Wikimedia Apps/Android release policy
This page is obsolete. It is being retained for archival purposes. It may document extensions or features that are obsolete and/or no longer supported. Do not rely on the information here being up-to-date. For up to date information on release policy, please go to https://www.mediawiki.org/wiki/Wikimedia_Apps/Team/Release_process |
This page details the release plan / cadence for updates to the Wikipedia Android app, with inspiration from WMF's release/deployment plans for server-side software.
Goals
[edit]- Releases should be, ideally, non-events. No big deal.

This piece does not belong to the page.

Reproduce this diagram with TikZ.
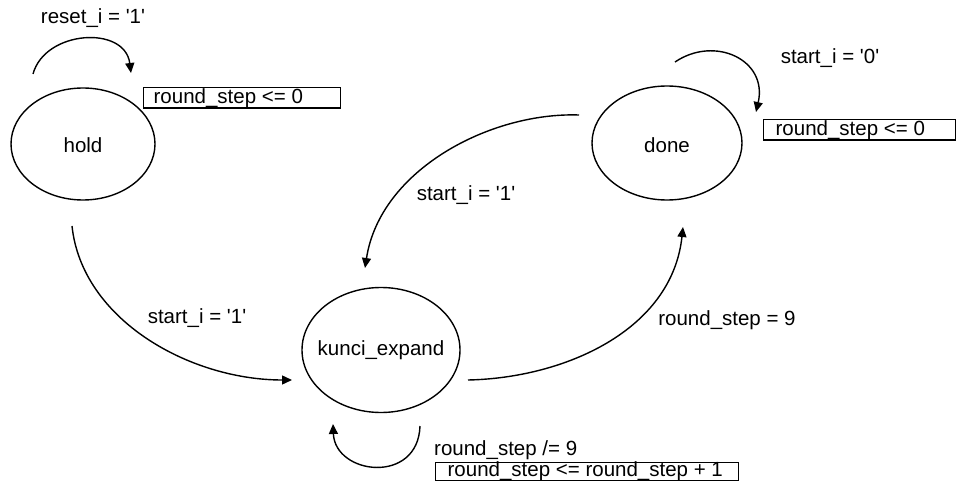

- Release early and release often, but not *too* often - since apps that update too often aren't looked upon favorably when they don't bring in new features with every update.
Schedule
[edit]- First day of every sprint, we release a new beta, cut out of master.
- Second day of every sprint, we release a new production version, which is the previous beta plus any bug fixes only. No new features.
- Get rid of the alpha, replace it with continuous integration builds from Jenkins (useful for really bleeding edge testers and for PM/Design)
This gives us:
- No confusion between Alpha and Production (which currently happens since they are the same listing on play store)
- A very stable production app, since all features would've had 2 weeks of usage by the (rather large) beta user group to iron bugs out
- Beta always leads stable in terms of features, so people will have an incentive to use the beta app
- PM/Design don't need to wait for the developers to cut a build to test things. Continuous integration builds will be produced after every commit has been merged, so instant signoff/design review can happen after every commit (One-off builds will still be necessary for things that aren't merged yet)
Versioning
[edit]- Production builds will be versioned as
2.0-rYYYY-MM-DD
- Beta builds will be versioned as
2.0-beta-YYYY-MM-DD
, as they are now - Continuous Integration builds will be versioned as
2.0-ci-YYYY-MM-DD
, where the timestamp is that of the commit for which this build was produced
Including the date field in the version code makes it trivially easy to see when a version was last updated by end users. Each release will also be tagged with git tag, and a branch will be created and used for any bug fixes on top of one version. Details of how these should be handled in git will be worked out as we go along.
Exceptions
[edit]New builds can be rushed out out of cycle in emergency cases. This should be based on number of people affected and the severity of the bug. No emergency builds for new features. Done at the discretion of the Product Manager + Tech Lead.
Disadvantages
[edit]While this gives our users predictability and stability, it does mean a 1 sprint delay between us merging a feature and it being in the hands of everyone
TODO
[edit]Things that need to be done to make this plan possible:
- Document Git branching/tagging for beta + production releases.
- Make continuous integration produce APKs that people can download and install. Right now we don't really have much in the way of Java CI, except for Checkstyle (which we ignore atm).
- Built a tiny app/webpage that'll let people know if their current local install (from CI) is out of date, and if so, lets them easily update it.
- Scripts to make it possible to trivially produce beta/CI builds. We're mostly there already.